# guess how much i weigh



## jdyoung32 (Jun 24, 2006)

a more recent photo. feeling kinda heavy now.


----------



## LoveBHMS (Jun 25, 2006)

around 260-270?

It's hard without knowing how tall you are, but that's my guess.

Am I close?


----------



## Morbid (Jun 25, 2006)

I would guess about 277 give or take 2-3 pounds...


----------



## Karebr12 (Jun 26, 2006)

See, now I would've guessed lower. I would've said more like in the 225-250 range. I'd guess closer to like 235-240 or so.
I could be way off though.
Alls I know is that I like it! ;o)


----------



## Dutchgut (Jun 26, 2006)

It would seem to me that you might be approaching 230.


----------



## Mercedes (Jun 26, 2006)

I'd give it 285 lbs. Hard to guess without knowing your height though! ;-)


----------



## LoveBHMS (Jun 26, 2006)

Give it up already!

How much?? And for those of us tracking your progress, where did you start?


----------



## GrowingBoy (Jun 26, 2006)

Looks to me like you're around 300 or so, with a 54" waistline.


----------



## Mercedes (Jun 27, 2006)

So... when are we going to get the answer? I'm pretty curious by now!


----------



## jdyoung32 (Jun 27, 2006)

267 right now. i guess my back fat and love handles should have been included in pic for it to be fair. it's weird but im getting rather chubby back there.. i guess that's normal.


----------



## slimchic77 (Jun 27, 2006)

jdyoung32 said:


> 267 right now. i guess my back fat and love handles should have been included in pic for it to be fair. it's weird but im getting rather chubby back there..
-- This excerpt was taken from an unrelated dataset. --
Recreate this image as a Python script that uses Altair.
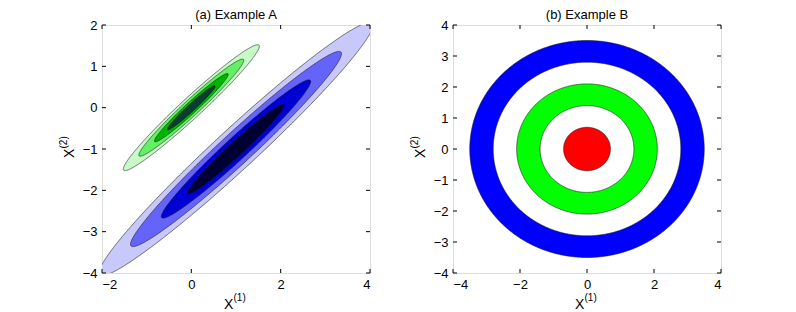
import numpy as np
import pandas as pd
import altair as alt

# ---------------- data ----------------
# Panel (a): filled contours of two elongated Gaussians (outer level first)
green_center = (0.0, 0.0)
green_semi_major = [2.14, 1.65, 1.16, 0.75]
green_semi_minor = [0.24, 0.185, 0.13, 0.083]
green_colors = ["#c8fac8", "#64f064", "#00b400", "#0a3c32"]

blue_center = (1.0, -1.0)
blue_semi_major = [4.31, 3.32, 2.35, 1.51]
blue_semi_minor = [0.47, 0.365, 0.26, 0.167]
blue_colors = ["#c8c8fa", "#6464fa", "#0000d2", "#000032"]
tilt_deg = 45.0

# Panel (b): concentric discs (outer first)
ring_radii = [3.5, 2.8, 2.1, 1.4, 0.7]
ring_colors = ["#0000ff", "#ffffff", "#00ff00", "#ffffff", "#ff0000"]

a_xticks = [-2, 0, 2, 4]
a_yticks = [-4, -3, -2, -1, 0, 1, 2]
b_xticks = [-4, -2, 0, 2, 4]
b_yticks = [-4, -3, -2, -1, 0, 1, 2, 3, 4]

title_a = ["(a) Example A"]
title_b = ["(b) Example B"]
axis_letter = ["X"]
x_sup = ["(1)"]
y_sup = ["(2)"]

W, H = 268, 248
FONT = "Liberation Sans"
TICK = 4


def ellipse_band(cx, cy, a, b, theta_deg, n=401):
    th = np.radians(theta_deg)
    c, s = np.cos(th), np.sin(th)
    m11 = c * c / a**2 + s * s / b**2
    m22 = s * s / a**2 + c * c / b**2
    m12 = c * s * (1 / a**2 - 1 / b**2)
    X = np.sqrt(a * a * c * c + b * b * s * s)
    dx = X * np.cos(np.linspace(0, np.pi, n))
    disc = np.clip(m22 - dx**2 / (a * a * b * b), 0, None)
    y1 = (-m12 * dx - np.sqrt(disc)) / m22
    y2 = (-m12 * dx + np.sqrt(disc)) / m22
    return pd.DataFrame({"x": cx + dx, "y": cy + y1, "y2": cy + y2})


def label_text(txt, x, y, size, angle=0, align="left", baseline="alphabetic"):
    kw = dict(align=align, baseline=baseline, font=FONT, fontSize=size, color="black")
    if angle:
        kw["angle"] = angle
    return (
        alt.Chart(pd.DataFrame({"t": txt}))
        .mark_text(**kw)
        .encode(x=alt.value(x), y=alt.value(y), text="t:N")
    )


def panel(shapes, xdom, ydom, xticks, yticks, title):
    xs = alt.Scale(domain=xdom, nice=False, zero=False)
    ys = alt.Scale(domain=ydom, nice=False, zero=False)
    common = dict(title=None, grid=False, ticks=False, domain=False,
                  labelFont=FONT, labelFontSize=13, labelColor="black", labelPadding=5)
    xax = alt.Axis(values=xticks, **common)
    yax = alt.Axis(values=yticks, **common)
    layers = []
    for df, col in shapes:
        layers.append(
            alt.Chart(df)
            .mark_area(color=col, stroke="#1a1a1a", strokeWidth=0.6, clip=True,
                       opacity=1, fillOpacity=1)
            .encode(x=alt.X("x:Q", scale=xs, axis=xax),
                    y=alt.Y("y:Q", scale=ys, axis=yax),
                    y2="y2:Q")
        )
    xt = pd.DataFrame({"x": xticks})
    yt = pd.DataFrame({"y": yticks})
    rx = alt.X("x:Q", scale=xs, axis=xax)
    ry = alt.Y("y:Q", scale=ys, axis=yax)
    layers += [
        alt.Chart(xt).mark_rule(color="black", strokeWidth=1).encode(x=rx, y=alt.value(H), y2=alt.value(H - TICK)),
        alt.Chart(xt).mark_rule(color="black", strokeWidth=1).encode(x=rx, y=alt.value(0), y2=alt.value(TICK)),
        alt.Chart(yt).mark_rule(color="black", strokeWidth=1).encode(y=ry, x=alt.value(0), x2=alt.value(TICK)),
        alt.Chart(yt).mark_rule(color="black", strokeWidth=1).encode(y=ry, x=alt.value(W - TICK), x2=alt.value(W)),
        # panel title
        label_text(title, W / 2, -10, 13, align="center", baseline="middle"),
        # axis titles  X^(1)  and  X^(2)
        label_text(axis_letter, 122, 283.5, 14),
        label_text(x_sup, 131.5, 275.5, 10),
        label_text(axis_letter, -28, 133, 14, angle=270),
        label_text(y_sup, -35, 123.5, 10, angle=270),
    ]
    return alt.layer(*layers).properties(width=W, height=H)


shapes_a = []
for a, b, col in zip(blue_semi_major, blue_semi_minor, blue_colors):
    shapes_a.append((ellipse_band(blue_center[0], blue_center[1], a, b, tilt_deg), col))
for a, b, col in zip(green_semi_major, green_semi_minor, green_colors):
    shapes_a.append((ellipse_band(green_center[0], green_center[1], a, b, tilt_deg), col))

shapes_b = [(ellipse_band(0, 0, r, r, 0), col) for r, col in zip(ring_radii, ring_colors)]

left = panel(shapes_a, [-2, 4], [-4, 2], a_xticks, a_yticks, title_a)
right = panel(shapes_b, [-4, 4], [-4, 4], b_xticks, b_yticks, title_b)

chart = (
    alt.hconcat(left, right, spacing=38)
    .properties(padding={"left": 50, "top": 0, "right": 0, "bottom": 0})
    .configure_view(stroke="black", strokeWidth=1)
    .configure(background="white")
)

chart.save("out.html", embed_options={"renderer": "svg", "actions": False})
Do you have anyway of taking a shot with your back to the camera? I'd love to see exactly what you're talking about


----------



## Mercedes (Jun 30, 2006)

LoveBHMS said:


> around 260-270?
> 
> It's hard without knowing how tall you are, but that's my guess.
> 
> Am I close?


 
That was a pretty good guess then!


----------



## bigwideland (Jun 30, 2006)

Guess my weight, 

View attachment image0002.jpg


----------



## Pinkbelly (Jun 30, 2006)

bigwideland said:


> Guess my weight,



i'd go 3-something, for sure...


----------



## Ceres (Jun 30, 2006)

325 lbs...close?far?
ceres


----------



## LoveBHMS (Jun 30, 2006)

Definitely well into the 300's. You have certainly gained since your last post, and gravity is certainly taking its toll on your hot, bulging belly!


----------



## Mercedes (Jun 30, 2006)

Hi!

First of all...




Back!!!  

Your weight... hmmm...... I'm ready to bet there is more of you now... so I say somewhere between 440 and 450lb.

:smitten:


----------



## LoveBHMS (Jun 30, 2006)

I think I underestimated him being in the 300's. It is tough when you're not sure how tall somebody is, but I can certainly see the difference in his tummy since the last postings, and he's got the marking of a superfattie...you can see his feet are even fat, he's got those massive bulges inside his knees, thick arms and almost a triple belly. Older pics showed his belly much firmer and sticking out more, but as I said before, gravity is starting to pull it down now, creating a quite lovely apron!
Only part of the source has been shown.